Weaving myth, fable, folklore, and fairytale, with seams of dark humour, peril, and politics, this first-person story is set out in pebble- or breadcrumb-like pieces of poetic prose that show the “Squabbles and scuffles and clanging alarms” of life, its playgrounds and bullets, saunas and missiles, all through the eyes of a lively, life-affirming “ferretchild” who is quite charming in her way.
Luminous
This is a book which takes the idea of ‘poems of place’ and experiments with the concept, pushing gently at structure and form, always with a kind of high, airy lyricism in its language that is, at the same time, earthy and grounded in the real; that is marvellously fluid, following unusual paths between signifiers and imagery.
Gross is a poet who isn’t afraid to play, in the very highest sense of that word; alliteration and assonance are techniques you learn early on, but here they are fully absorbed and utilised, providing a luminous lyricism which subtly elevates and enlivens.
Thus, a piece of sky is “duplicitous blue”, the repeated ‘u’ sound reinforcing the sense of something falling, from high to low.
Looking back from a boat, Gross spies “the gull speckled nick of the dock”, the interplay of ‘l’ and ‘ck’ sounds suggestive of the speckling and reinforcing the image of where the dock is set.
Alongside these, and other, techniques, exists a fine awareness of silence, too, that provides another element of interplay, and its own kind of elevation within the book.
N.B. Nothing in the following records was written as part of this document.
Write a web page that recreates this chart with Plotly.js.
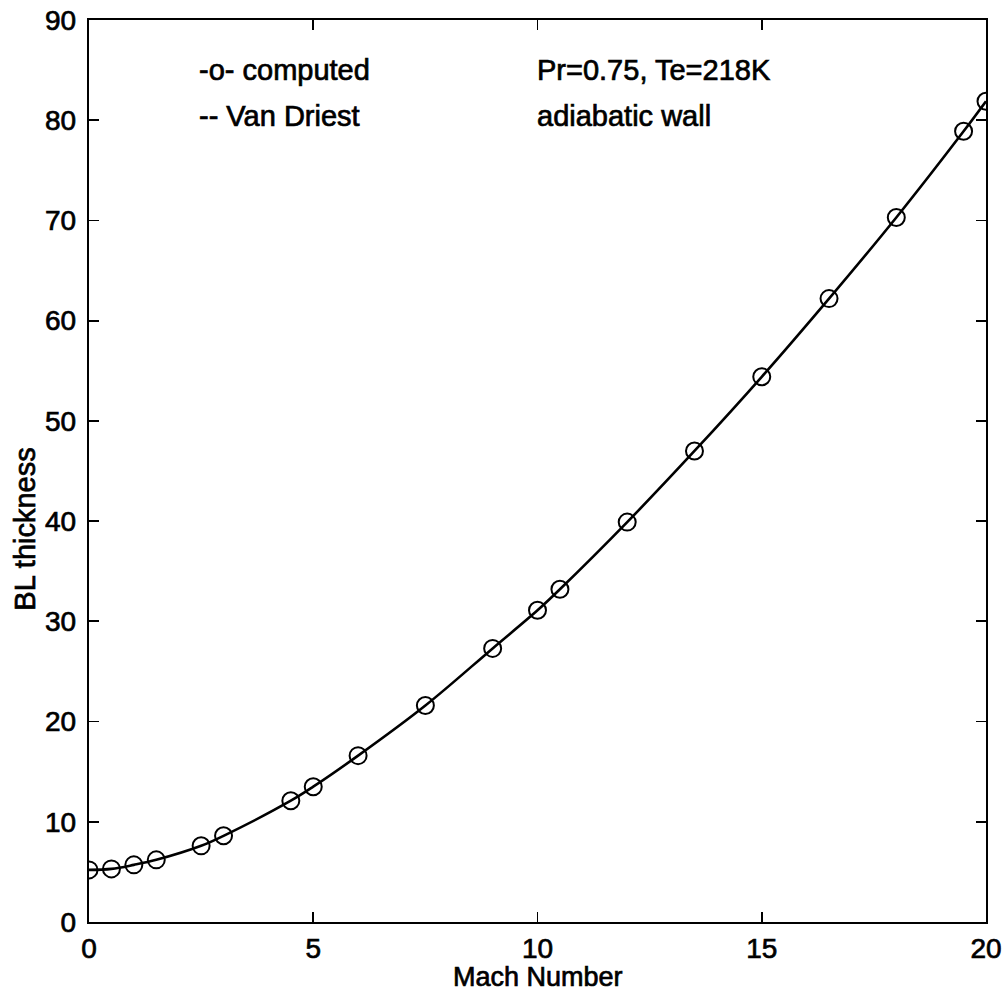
<!DOCTYPE html>
<html>
<head>
<meta charset="utf-8">
<script src="https://cdn.plot.ly/plotly-3.0.1.min.js"></script>
<style>
html,body{margin:0;padding:0;background:#fff;}
#chart{width:1008px;height:995px;}
#chart text{stroke:#000;stroke-width:0.7px;}
</style>
</head>
<body>
<div id="chart"></div>
<script>
// Mach number and computed boundary-layer thickness
const machNumber = [0, 0.5, 1, 1.5, 2.5, 3, 4.5, 5, 6, 7.5, 9, 10, 10.5, 12, 13.5, 15, 16.5, 18, 19.5, 20];
const blThickness = [5.2, 5.3, 5.7, 6.2, 7.6, 8.6, 12.1, 13.5, 16.6, 21.6, 27.3, 31.1, 33.2, 39.9, 47.0, 54.4, 62.2, 70.3, 78.9, 81.9];
const xTicks = [0, 5, 10, 15, 20];
const yTicks = [0, 10, 20, 30, 40, 50, 60, 70, 80, 90];
const labelsLeft = ["-o- computed", "-- Van Driest"];
const labelsRight = ["Pr=0.75, Te=218K", "adiabatic wall"];

const FONT = "Liberation Sans, Arial, Helvetica, sans-serif";

const traces = [
  {
    x: machNumber, y: blThickness, type: "scatter", mode: "lines",
    line: {color: "#000", width: 2.6, shape: "spline", smoothing: 1},
    hoverinfo: "skip", showlegend: false
  },
  {
    x: machNumber, y: blThickness, type: "scatter", mode: "markers",
    marker: {symbol: "circle-open", size: 17, color: "#000", line: {color: "#000", width: 2}},
    showlegend: false
  }
];

const axisCommon = {
  showgrid: false, zeroline: false, showline: true, linecolor: "#000", linewidth: 2.2,
  ticks: "inside", ticklen: 10, tickwidth: 1.8, tickcolor: "#000", mirror: "ticks",
  tickfont: {family: FONT, size: 28, color: "#000"}
};

const annotations = [
  {x: 2.4, y: 85, text: labelsLeft[0]},
  {x: 2.4, y: 80.4, text: labelsLeft[1]},
  {x: 9.95, y: 85, text: labelsRight[0]},
  {x: 9.95, y: 80.4, text: labelsRight[1]}
].map(a => Object.assign(a, {
  xref: "x", yref: "y", xanchor: "left", yanchor: "middle", showarrow: false,
  font: {family: FONT, size: 29, color: "#000"}
}));

annotations.push({
  xref: "x", yref: "paper", x: 10, y: 0, yanchor: "middle", xanchor: "center", yshift: -55,
  text: "Mach Number", showarrow: false, font: {family: FONT, size: 27, color: "#000"}
});
annotations.push({
  xref: "paper", yref: "paper", x: 0, y: 0.435, xanchor: "center", yanchor: "middle", xshift: -64,
  textangle: -90, text: "BL thickness", showarrow: false, font: {family: FONT, size: 29, color: "#000"}
});

const layout = {
  width: 1008, height: 995,
  margin: {l: 89, r: 22, t: 20, b: 73},
  paper_bgcolor: "#fff", plot_bgcolor: "#fff",
  xaxis: Object.assign({}, axisCommon, {range: [0, 20], tickvals: xTicks, ticktext: xTicks.map(String), ticklabelstandoff: 0}),
  yaxis: Object.assign({}, axisCommon, {range: [0, 90], tickvals: yTicks, ticktext: yTicks.map(String), ticklabelstandoff: 5}),
  annotations: annotations,
  showlegend: false
};

Plotly.newPlot("chart", traces, layout, {displayModeBar: false, staticPlot: true});
</script>
</body>
</html>
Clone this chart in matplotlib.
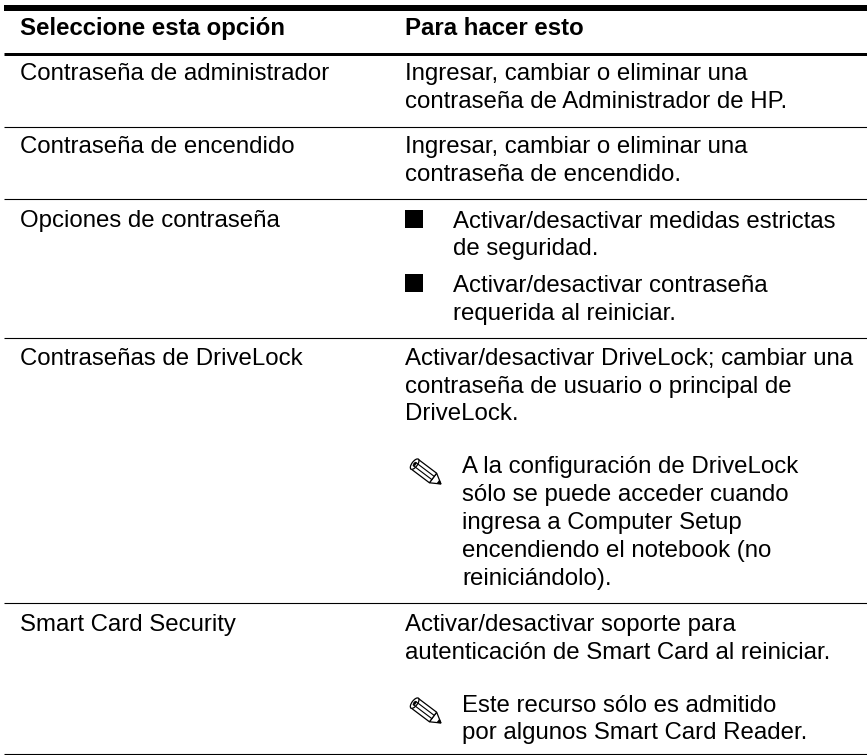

As one example, a beautiful final poem combines imagery of swifts, their “squeal-sweep” wing sounds becoming the central ‘voice’ of the piece as the poet and companion “sit, words done for the day”.
In silence, other voices, other beings, the ‘other’ of the great wide world beyond “the open windows”, come to be heard.
“And / the longer you sit, the grander it grows” – true in this poem, and of my own experience with The Shores of Vaikus. Gross’s 28th book, published by Bloodaxe, glistens with soul and intelligence.
Open the window of its pages and let its wonderful words wash over you.